++++ EXERCISE MATERIALS ++++

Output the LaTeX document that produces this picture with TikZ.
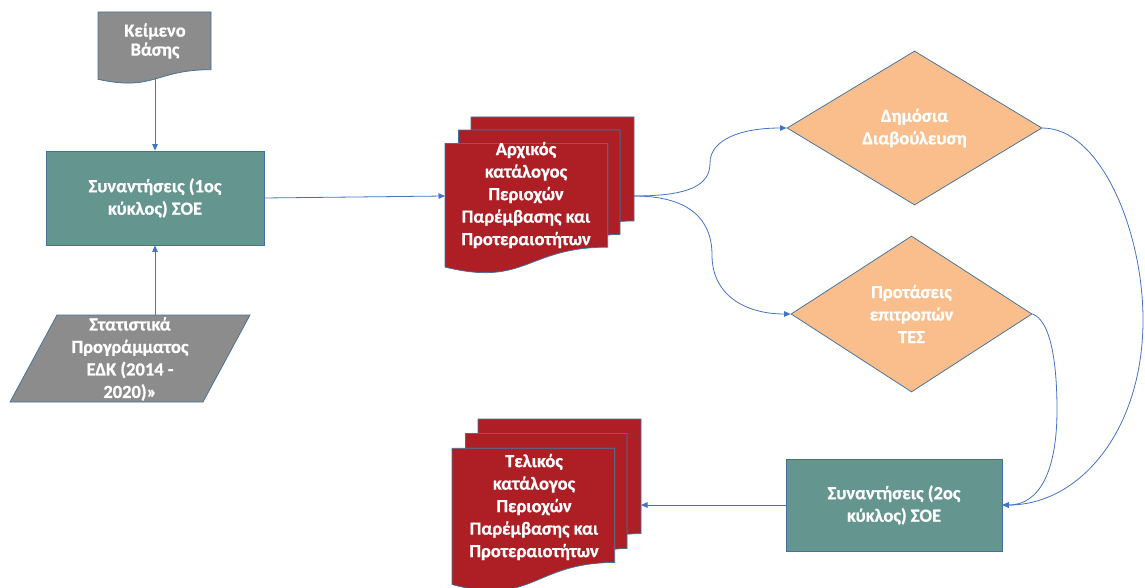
\documentclass[tikz,border=0pt]{standalone}
\usepackage{fontspec}
\setmainfont{Carlito}[BoldFont={Carlito Bold},BoldFeatures={FakeBold=0.8}]
\usetikzlibrary{arrows.meta,shapes.geometric}

\definecolor{lnblue}{HTML}{4472C4}
\definecolor{edgeblue}{HTML}{41719C}
\definecolor{greybox}{HTML}{8C8C8C}
\definecolor{soeteal}{HTML}{64958F}
\definecolor{listred}{HTML}{AD1F25}
\definecolor{peach}{HTML}{F9BE8C}

% stacked pages: #1,#2 = top-left corner, #3,#4 = x/y scale of a 216x216 frame
\newcommand\stackdocs[4]{%
  \begin{scope}[shift={(#1,#2)},xscale=#3,yscale=#4]
    \draw[shp,fill=listred] (29.72,18.15) -- (29.72,0) -- (216,0) -- (216,143.92)
      .. controls (208,143.92) and (200,144.67) .. (200,144.67) -- (200,18.15) -- cycle;
    \draw[shp,fill=listred] (15.32,36.75) -- (15.32,18.15) -- (200,18.15) -- (200,162.52)
      .. controls (192.98,162.52) and (185.95,163.52) .. (185.95,163.52) -- (185.95,36.75) -- cycle;
    \draw[shp,fill=listred] (0,207.82) .. controls (92.98,235.42) and (92.98,180.22) .. (185.95,180.22)
      -- (185.95,36.75) -- (0,36.75) -- cycle;
  \end{scope}}

\begin{document}
\begin{tikzpicture}[x=1pt,y=-1pt,
  lbl/.style={text=white,font=\bfseries\fontsize{18.5}{22.5}\selectfont,align=center},
  shp/.style={draw=edgeblue,line width=0.75pt},
  boxstyle/.style={shp,fill=soeteal,inner sep=0pt,lbl},
  choice/.style={shp,diamond,fill=peach,inner sep=0pt,lbl},
  link/.style={draw=lnblue,line width=0.8pt,-{Triangle[length=6.5pt,width=5.5pt]}}]

\useasboundingbox (0,0) rectangle (1145,588);

% base document
\draw[shp,fill=greybox] (98,12) -- (211,12) -- (211,69.7)
  .. controls (154.5,69.7) and (154.5,91.7) .. (98,79.3) -- cycle;
\node[lbl,font=\bfseries\fontsize{18.5}{19}\selectfont] (base) at (155,41) {Κείμενο\\Βάσης};
\coordinate (base-out) at (155,78);

% first round of meetings
\node[boxstyle,minimum width=218pt,minimum height=94pt] (soe1) at (155,198)
  {Συναντήσεις (1ος\\κύκλος) ΣΟΕ};

% statistics input
\draw[shp,fill=greybox] (57,315) -- (250,315) -- (203,402) -- (10,402) -- cycle;
\node[inner sep=0pt,minimum width=240pt,minimum height=87pt] (stats) at (130,358.5) {};
\node[lbl] (statstext) at (130,359) {Στατιστικά\\Προγράμματος\\ΕΔΚ (2014 -\\2020)»};

% initial list
\stackdocs{445}{117}{0.875}{0.7222}
\node[lbl] (list1) at (526,195) {Αρχικός\\κατάλογος\\Περιοχών\\Παρέμβασης και\\Προτεραιοτήτων};
\coordinate (list1-in) at (445,196);
\coordinate (list1-out) at (634,196);

% decisions
\node[choice,minimum width=255pt,minimum height=154pt] (consult) at (914.5,128)
  {Δημόσια\\Διαβούλευση};
\node[choice,minimum width=241pt,minimum height=156pt] (tes) at (911.5,314)
  {Προτάσεις\\επιτροπών\\ΤΕΣ};

% second round of meetings
\node[boxstyle,minimum width=216pt,minimum height=92pt] (soe2) at (894,505)
  {Συναντήσεις (2ος\\κύκλος) ΣΟΕ};

% final list
\stackdocs{452}{419}{0.875}{0.7963}
\node[lbl] (list2) at (534,507) {Τελικός\\κατάλογος\\Περιοχών\\Παρέμβασης και\\Προτεραιοτήτων};
\coordinate (list2-in) at (641,505);

% connectors
\draw[link] (base-out) -- (soe1.north);
\draw[link] (stats.north -| soe1.south) -- (soe1.south);
\draw[link] (soe1.east) -- (list1-in);
\draw[link] (list1-out) .. controls (690,196) and (710,185) .. (710,163)
  .. controls (710,140) and (740,128) .. (consult.west);
\draw[link] (list1-out) .. controls (690,196) and (712,220) .. (712,255)
  .. controls (712,295) and (745,314) .. (tes.west);
\draw[link] (consult.east) .. controls (1100,128) and (1143,230) .. (1143,320)
  .. controls (1143,430) and (1080,505) .. (soe2.east);
\draw[link] (tes.east) .. controls (1050,320) and (1057,360) .. (1057,410)
  .. controls (1057,470) and (1040,505) .. (soe2.east);
\draw[link] (soe2.west) -- (list2-in);
\end{tikzpicture}
\end{document}
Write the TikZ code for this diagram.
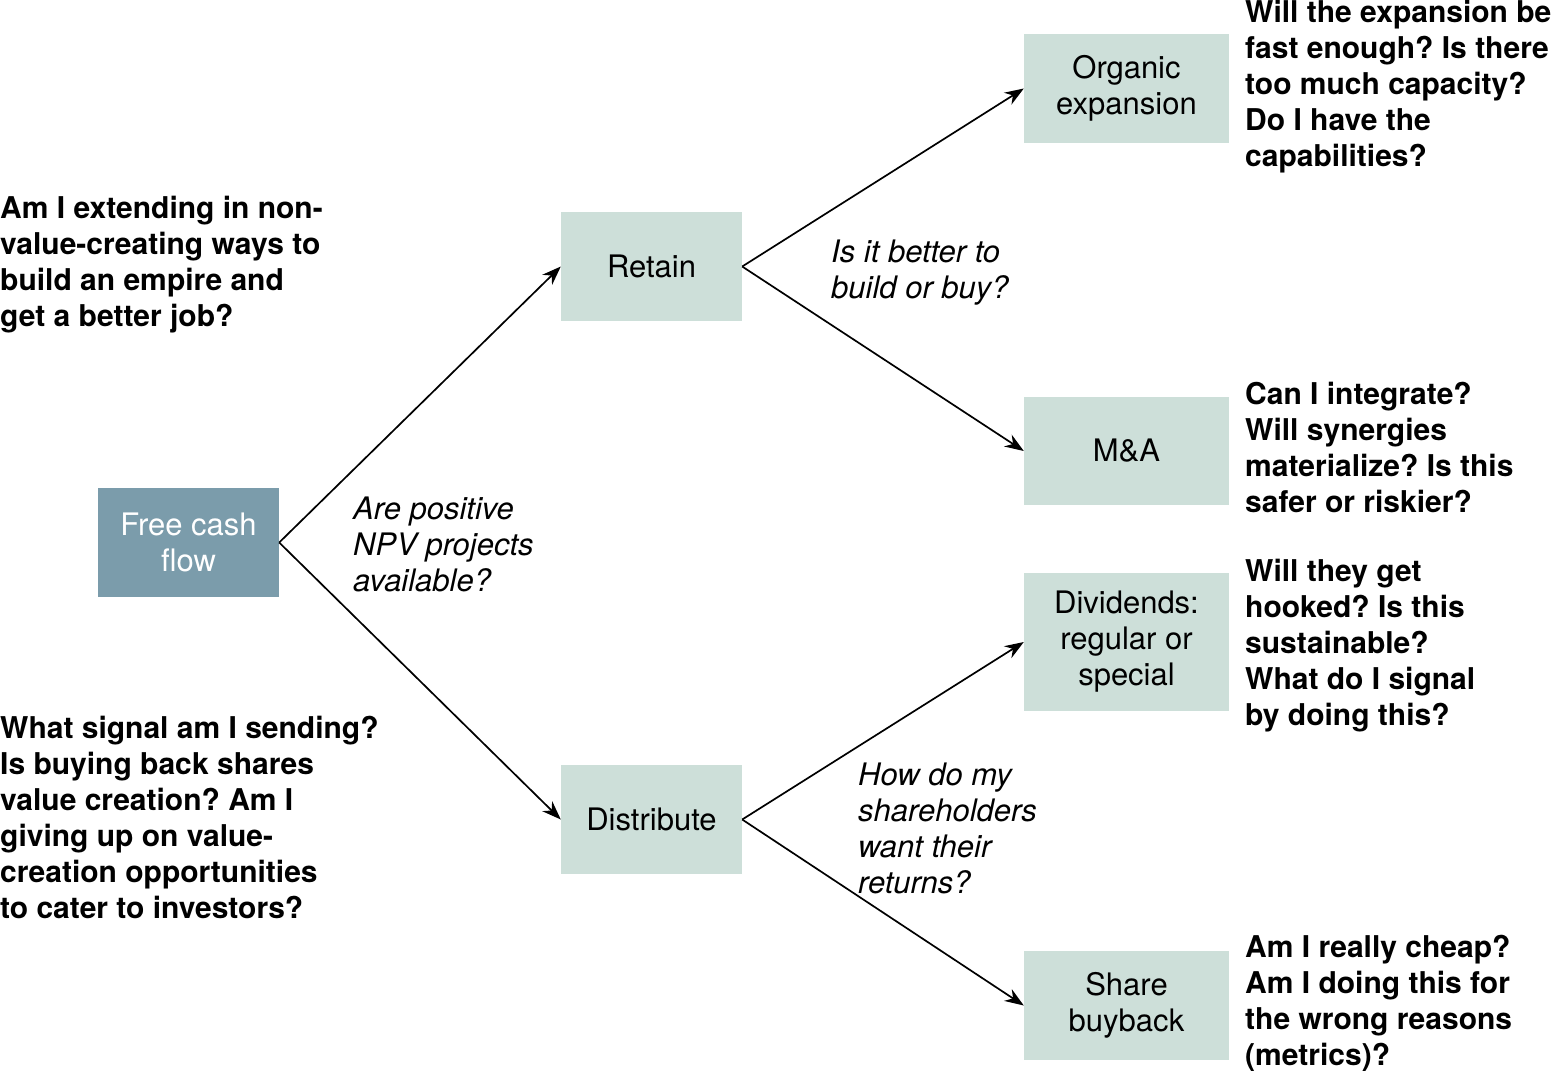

++++

> **TASK GOAL**
Pictures don't belong in the copy. Transcribe every record exactly as it appears.

> **EXERCISE ANSWER**
Output the LaTeX document that produces this picture with TikZ.
\documentclass[tikz,border=0pt]{standalone}
\usepackage{fontspec}
\setmainfont{Carlito}[BoldFont={Carlito Bold},BoldFeatures={FakeBold=0.8}]
\usetikzlibrary{arrows.meta,shapes.geometric}

\definecolor{lnblue}{HTML}{4472C4}
\definecolor{edgeblue}{HTML}{41719C}
\definecolor{greybox}{HTML}{8C8C8C}
\definecolor{soeteal}{HTML}{64958F}
\definecolor{listred}{HTML}{AD1F25}
\definecolor{peach}{HTML}{F9BE8C}

% stacked pages: #1,#2 = top-left corner, #3,#4 = x/y scale of a 216x216 frame
\newcommand\stackdocs[4]{%
  \begin{scope}[shift={(#1,#2)},xscale=#3,yscale=#4]
    \draw[shp,fill=listred] (29.72,18.15) -- (29.72,0) -- (216,0) -- (216,143.92)
      .. controls (208,143.92) and (200,144.67) .. (200,144.67) -- (200,18.15) -- cycle;
    \draw[shp,fill=listred] (15.32,36.75) -- (15.32,18.15) -- (200,18.15) -- (200,162.52)
      .. controls (192.98,162.52) and (185.95,163.52) .. (185.95,163.52) -- (185.95,36.75) -- cycle;
    \draw[shp,fill=listred] (0,207.82) .. controls (92.98,235.42) and (92.98,180.22) .. (185.95,180.22)
      -- (185.95,36.75) -- (0,36.75) -- cycle;
  \end{scope}}

\begin{document}
\begin{tikzpicture}[x=1pt,y=-1pt,
  lbl/.style={text=white,font=\bfseries\fontsize{18.5}{22.5}\selectfont,align=center},
  shp/.style={draw=edgeblue,line width=0.75pt},
  boxstyle/.style={shp,fill=soeteal,inner sep=0pt,lbl},
  choice/.style={shp,diamond,fill=peach,inner sep=0pt,lbl},
  link/.style={draw=lnblue,line width=0.8pt,-{Triangle[length=6.5pt,width=5.5pt]}}]

\useasboundingbox (0,0) rectangle (1145,588);

% base document
\draw[shp,fill=greybox] (98,12) -- (211,12) -- (211,69.7)
  .. controls (154.5,69.7) and (154.5,91.7) .. (98,79.3) -- cycle;
\node[lbl,font=\bfseries\fontsize{18.5}{19}\selectfont] (base) at (155,41) {Κείμενο\\Βάσης};
\coordinate (base-out) at (155,78);

% first round of meetings
\node[boxstyle,minimum width=218pt,minimum height=94pt] (soe1) at (155,198)
  {Συναντήσεις (1ος\\κύκλος) ΣΟΕ};

% statistics input
\draw[shp,fill=greybox] (57,315) -- (250,315) -- (203,402) -- (10,402) -- cycle;
\node[inner sep=0pt,minimum width=240pt,minimum height=87pt] (stats) at (130,358.5) {};
\node[lbl] (statstext) at (130,359) {Στατιστικά\\Προγράμματος\\ΕΔΚ (2014 -\\2020)»};

% initial list
\stackdocs{445}{117}{0.875}{0.7222}
\node[lbl] (list1) at (526,195) {Αρχικός\\κατάλογος\\Περιοχών\\Παρέμβασης και\\Προτεραιοτήτων};
\coordinate (list1-in) at (445,196);
\coordinate (list1-out) at (634,196);

% decisions
\node[choice,minimum width=255pt,minimum height=154pt] (consult) at (914.5,128)
  {Δημόσια\\Διαβούλευση};
\node[choice,minimum width=241pt,minimum height=156pt] (tes) at (911.5,314)
  {Προτάσεις\\επιτροπών\\ΤΕΣ};

% second round of meetings
\node[boxstyle,minimum width=216pt,minimum height=92pt] (soe2) at (894,505)
  {Συναντήσεις (2ος\\κύκλος) ΣΟΕ};

% final list
\stackdocs{452}{419}{0.875}{0.7963}
\node[lbl] (list2) at (534,507) {Τελικός\\κατάλογος\\Περιοχών\\Παρέμβασης και\\Προτεραιοτήτων};
\coordinate (list2-in) at (641,505);

% connectors
\draw[link] (base-out) -- (soe1.north);
\draw[link] (stats.north -| soe1.south) -- (soe1.south);
\draw[link] (soe1.east) -- (list1-in);
\draw[link] (list1-out) .. controls (690,196) and (710,185) .. (710,163)
  .. controls (710,140) and (740,128) .. (consult.west);
\draw[link] (list1-out) .. controls (690,196) and (712,220) .. (712,255)
  .. controls (712,295) and (745,314) .. (tes.west);
\draw[link] (consult.east) .. controls (1100,128) and (1143,230) .. (1143,320)
  .. controls (1143,430) and (1080,505) .. (soe2.east);
\draw[link] (tes.east) .. controls (1050,320) and (1057,360) .. (1057,410)
  .. controls (1057,470) and (1040,505) .. (soe2.east);
\draw[link] (soe2.west) -- (list2-in);
\end{tikzpicture}
\end{document}
Write the TikZ code for this diagram.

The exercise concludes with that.